The problem: Wherever the word "with" turns up in a line of the entries, copy that line.

Recorded data:
********

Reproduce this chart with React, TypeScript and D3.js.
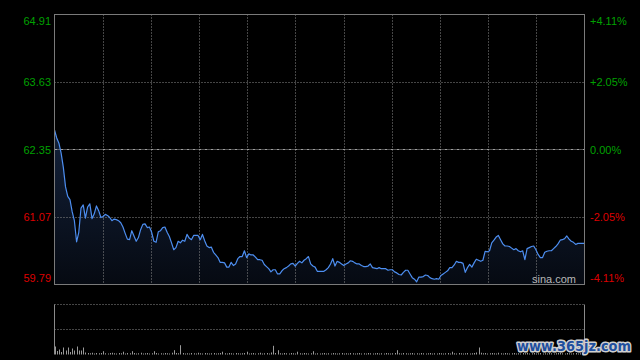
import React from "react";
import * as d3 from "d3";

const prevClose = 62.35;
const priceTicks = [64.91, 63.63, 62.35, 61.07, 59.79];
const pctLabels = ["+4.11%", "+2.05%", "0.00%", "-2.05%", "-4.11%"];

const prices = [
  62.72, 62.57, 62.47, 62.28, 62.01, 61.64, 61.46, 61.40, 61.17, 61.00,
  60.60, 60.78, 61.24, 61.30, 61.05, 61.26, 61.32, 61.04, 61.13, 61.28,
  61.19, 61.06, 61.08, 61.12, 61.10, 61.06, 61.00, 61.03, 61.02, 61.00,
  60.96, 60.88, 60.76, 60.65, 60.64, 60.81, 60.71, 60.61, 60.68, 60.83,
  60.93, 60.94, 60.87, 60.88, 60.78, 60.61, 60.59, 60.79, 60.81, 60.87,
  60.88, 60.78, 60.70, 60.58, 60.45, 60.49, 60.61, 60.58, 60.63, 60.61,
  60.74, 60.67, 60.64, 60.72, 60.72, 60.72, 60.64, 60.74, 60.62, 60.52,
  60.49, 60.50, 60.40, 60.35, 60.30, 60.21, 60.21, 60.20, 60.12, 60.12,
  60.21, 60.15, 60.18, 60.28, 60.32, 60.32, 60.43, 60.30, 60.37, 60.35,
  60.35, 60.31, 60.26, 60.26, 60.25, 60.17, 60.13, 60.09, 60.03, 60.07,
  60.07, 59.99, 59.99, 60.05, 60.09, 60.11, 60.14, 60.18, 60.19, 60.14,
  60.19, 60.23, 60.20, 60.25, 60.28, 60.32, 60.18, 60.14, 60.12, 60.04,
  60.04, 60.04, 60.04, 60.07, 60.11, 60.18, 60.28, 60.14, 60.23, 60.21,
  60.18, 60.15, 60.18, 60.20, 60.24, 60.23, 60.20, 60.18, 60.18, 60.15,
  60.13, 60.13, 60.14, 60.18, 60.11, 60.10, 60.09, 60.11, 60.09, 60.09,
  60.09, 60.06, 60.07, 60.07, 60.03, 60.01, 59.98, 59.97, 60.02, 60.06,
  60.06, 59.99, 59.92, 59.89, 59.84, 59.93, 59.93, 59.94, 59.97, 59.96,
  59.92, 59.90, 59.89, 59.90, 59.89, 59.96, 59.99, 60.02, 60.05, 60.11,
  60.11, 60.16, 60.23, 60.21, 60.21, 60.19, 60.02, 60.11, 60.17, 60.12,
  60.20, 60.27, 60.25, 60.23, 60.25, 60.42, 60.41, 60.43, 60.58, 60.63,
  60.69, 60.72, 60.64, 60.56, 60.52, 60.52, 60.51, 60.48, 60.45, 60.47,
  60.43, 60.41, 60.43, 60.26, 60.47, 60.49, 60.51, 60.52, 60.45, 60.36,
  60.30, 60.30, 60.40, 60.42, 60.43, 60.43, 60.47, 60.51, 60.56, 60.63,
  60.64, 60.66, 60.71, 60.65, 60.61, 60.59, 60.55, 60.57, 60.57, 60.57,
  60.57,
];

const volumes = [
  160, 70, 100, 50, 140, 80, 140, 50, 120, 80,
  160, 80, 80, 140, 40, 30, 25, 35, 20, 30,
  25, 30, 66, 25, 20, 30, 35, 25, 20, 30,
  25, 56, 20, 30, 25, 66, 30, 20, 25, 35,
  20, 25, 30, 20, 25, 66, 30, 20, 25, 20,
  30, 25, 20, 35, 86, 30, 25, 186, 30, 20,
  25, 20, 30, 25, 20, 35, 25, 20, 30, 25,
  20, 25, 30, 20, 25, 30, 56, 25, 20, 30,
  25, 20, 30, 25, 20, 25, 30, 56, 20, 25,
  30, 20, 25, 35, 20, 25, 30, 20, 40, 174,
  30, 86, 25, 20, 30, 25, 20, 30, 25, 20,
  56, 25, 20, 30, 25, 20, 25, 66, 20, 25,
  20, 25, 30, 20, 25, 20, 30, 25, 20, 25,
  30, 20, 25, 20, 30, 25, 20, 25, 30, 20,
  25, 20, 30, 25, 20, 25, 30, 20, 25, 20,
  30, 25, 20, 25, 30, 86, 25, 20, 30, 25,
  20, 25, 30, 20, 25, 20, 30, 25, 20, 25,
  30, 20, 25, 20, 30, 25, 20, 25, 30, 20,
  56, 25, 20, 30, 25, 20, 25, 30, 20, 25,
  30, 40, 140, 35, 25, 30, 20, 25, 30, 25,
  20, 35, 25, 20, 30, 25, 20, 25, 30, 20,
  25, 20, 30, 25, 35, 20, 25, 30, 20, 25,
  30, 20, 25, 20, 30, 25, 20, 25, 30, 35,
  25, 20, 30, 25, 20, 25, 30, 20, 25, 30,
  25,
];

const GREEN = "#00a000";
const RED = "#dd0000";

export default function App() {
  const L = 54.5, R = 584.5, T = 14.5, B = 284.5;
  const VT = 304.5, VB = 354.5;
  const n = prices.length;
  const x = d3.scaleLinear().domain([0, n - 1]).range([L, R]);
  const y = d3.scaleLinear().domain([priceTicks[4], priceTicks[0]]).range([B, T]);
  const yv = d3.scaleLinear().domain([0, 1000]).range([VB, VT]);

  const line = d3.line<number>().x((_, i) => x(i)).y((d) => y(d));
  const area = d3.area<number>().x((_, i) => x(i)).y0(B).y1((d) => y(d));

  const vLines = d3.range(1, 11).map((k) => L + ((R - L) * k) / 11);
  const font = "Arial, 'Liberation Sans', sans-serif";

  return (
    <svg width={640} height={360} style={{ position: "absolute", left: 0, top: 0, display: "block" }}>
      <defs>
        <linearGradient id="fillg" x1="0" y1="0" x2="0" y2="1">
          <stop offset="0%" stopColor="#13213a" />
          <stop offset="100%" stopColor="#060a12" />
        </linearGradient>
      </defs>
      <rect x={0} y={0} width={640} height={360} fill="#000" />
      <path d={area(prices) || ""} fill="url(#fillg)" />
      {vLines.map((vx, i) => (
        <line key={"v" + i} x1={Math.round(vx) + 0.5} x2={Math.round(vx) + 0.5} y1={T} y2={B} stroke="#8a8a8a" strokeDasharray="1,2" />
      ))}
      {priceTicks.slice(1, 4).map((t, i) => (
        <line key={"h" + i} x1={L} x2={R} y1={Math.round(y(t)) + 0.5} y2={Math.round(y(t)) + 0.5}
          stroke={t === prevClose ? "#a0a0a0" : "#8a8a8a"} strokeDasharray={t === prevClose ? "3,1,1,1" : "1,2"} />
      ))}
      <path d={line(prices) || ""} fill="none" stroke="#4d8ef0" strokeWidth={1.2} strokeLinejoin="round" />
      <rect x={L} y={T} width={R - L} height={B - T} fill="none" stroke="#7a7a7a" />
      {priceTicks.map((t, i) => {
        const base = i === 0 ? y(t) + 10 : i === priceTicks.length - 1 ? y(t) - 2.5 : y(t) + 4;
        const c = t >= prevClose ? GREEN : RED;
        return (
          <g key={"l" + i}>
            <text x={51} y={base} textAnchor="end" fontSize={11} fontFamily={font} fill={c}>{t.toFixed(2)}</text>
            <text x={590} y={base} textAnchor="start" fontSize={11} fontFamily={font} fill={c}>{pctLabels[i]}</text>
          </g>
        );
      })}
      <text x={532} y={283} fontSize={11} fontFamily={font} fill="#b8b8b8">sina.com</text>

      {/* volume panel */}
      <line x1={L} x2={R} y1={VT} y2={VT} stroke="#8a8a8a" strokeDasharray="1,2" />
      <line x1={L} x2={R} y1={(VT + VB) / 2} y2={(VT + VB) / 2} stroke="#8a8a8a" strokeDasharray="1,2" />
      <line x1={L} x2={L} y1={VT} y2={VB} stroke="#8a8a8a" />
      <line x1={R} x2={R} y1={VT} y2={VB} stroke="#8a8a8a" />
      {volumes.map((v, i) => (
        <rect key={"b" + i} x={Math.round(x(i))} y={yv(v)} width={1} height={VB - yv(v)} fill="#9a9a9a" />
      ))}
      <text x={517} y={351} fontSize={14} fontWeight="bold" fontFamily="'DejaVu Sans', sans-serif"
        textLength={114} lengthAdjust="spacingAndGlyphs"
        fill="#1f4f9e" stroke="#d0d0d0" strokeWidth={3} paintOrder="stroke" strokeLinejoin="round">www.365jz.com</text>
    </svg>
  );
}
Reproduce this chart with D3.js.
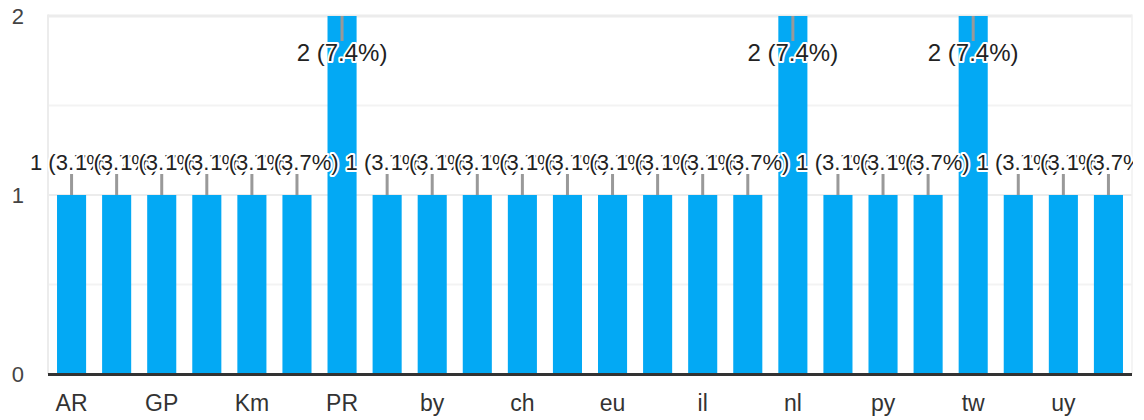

********

Completed task:
Reproduce this chart with React, TypeScript and D3.js.
Reproduce this chart with D3.js.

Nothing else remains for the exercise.